As attackers grow in size and sophistication, the list of entities that have suffered significant losses is increasing. Recent estimates of cyberattacks’ annual costs on business range from $120 billion to $160 billion.

The experts at George Washington University concluded a recent presentation with the following sober warning: “It will only be a matter of time before an adversary successfully capitalizes on these advantages and carries out an attack that damages and disrupts critical infrastructure.”

What are we supposed to do about this state of affairs? Is Filofax going to make a huge comeback? Should we go back to paper records and land-line phones? Letter writing? Carbon paper?

Californian Considerations

I think the answer lies in what we on the West Coast know as earthquake preparedness. That is, we can’t stop it from happening; it is out of our control. But if we are prepared for the eventuality, and ready for what might be an extended recovery period, the odds of surviving a major earthquake and its aftermath are excellent.
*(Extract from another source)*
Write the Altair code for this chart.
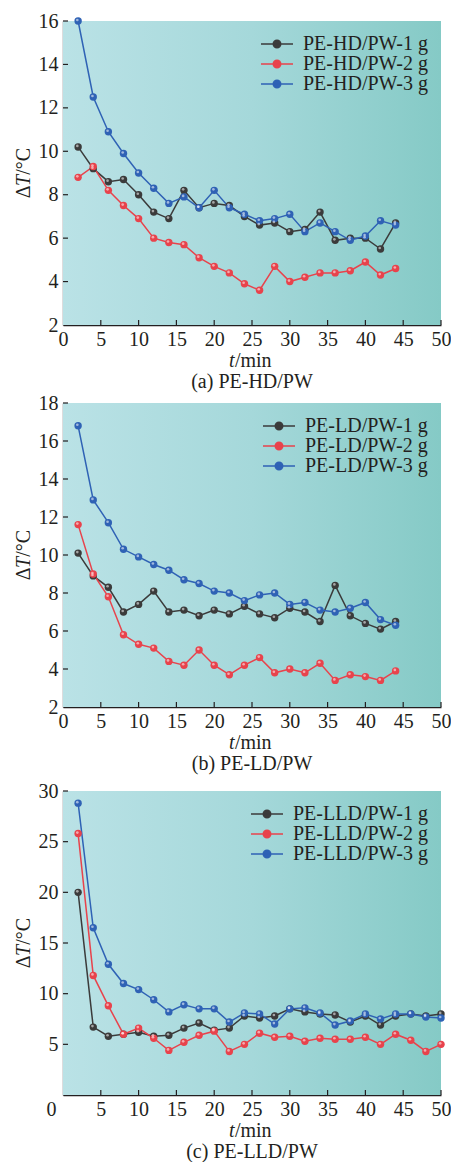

I know Norton Internet Security is generally useless against an experienced hacker. But I also know that if I just follow good digital common-sense practices I can eliminate 99% of all potential problems — many of which would be the result of my own carelessness.

For the 1% of cyberthreats that we cannot avoid, our goal should be to survive them, by having a simple, robust and flexible plan: backing up data regularly — to different physical locations, with lots of redundancy; plus, a basic but time-tested disaster plan for the recovery period.

If we can stop thinking about digital security as a compliance issue and start thinking about it as an existential one, we’ll be in the right mindset to make good choices. The result may not satisfy all the concerns the SEC will cover in your next examination, but it might allow you to actually have a business to be examined.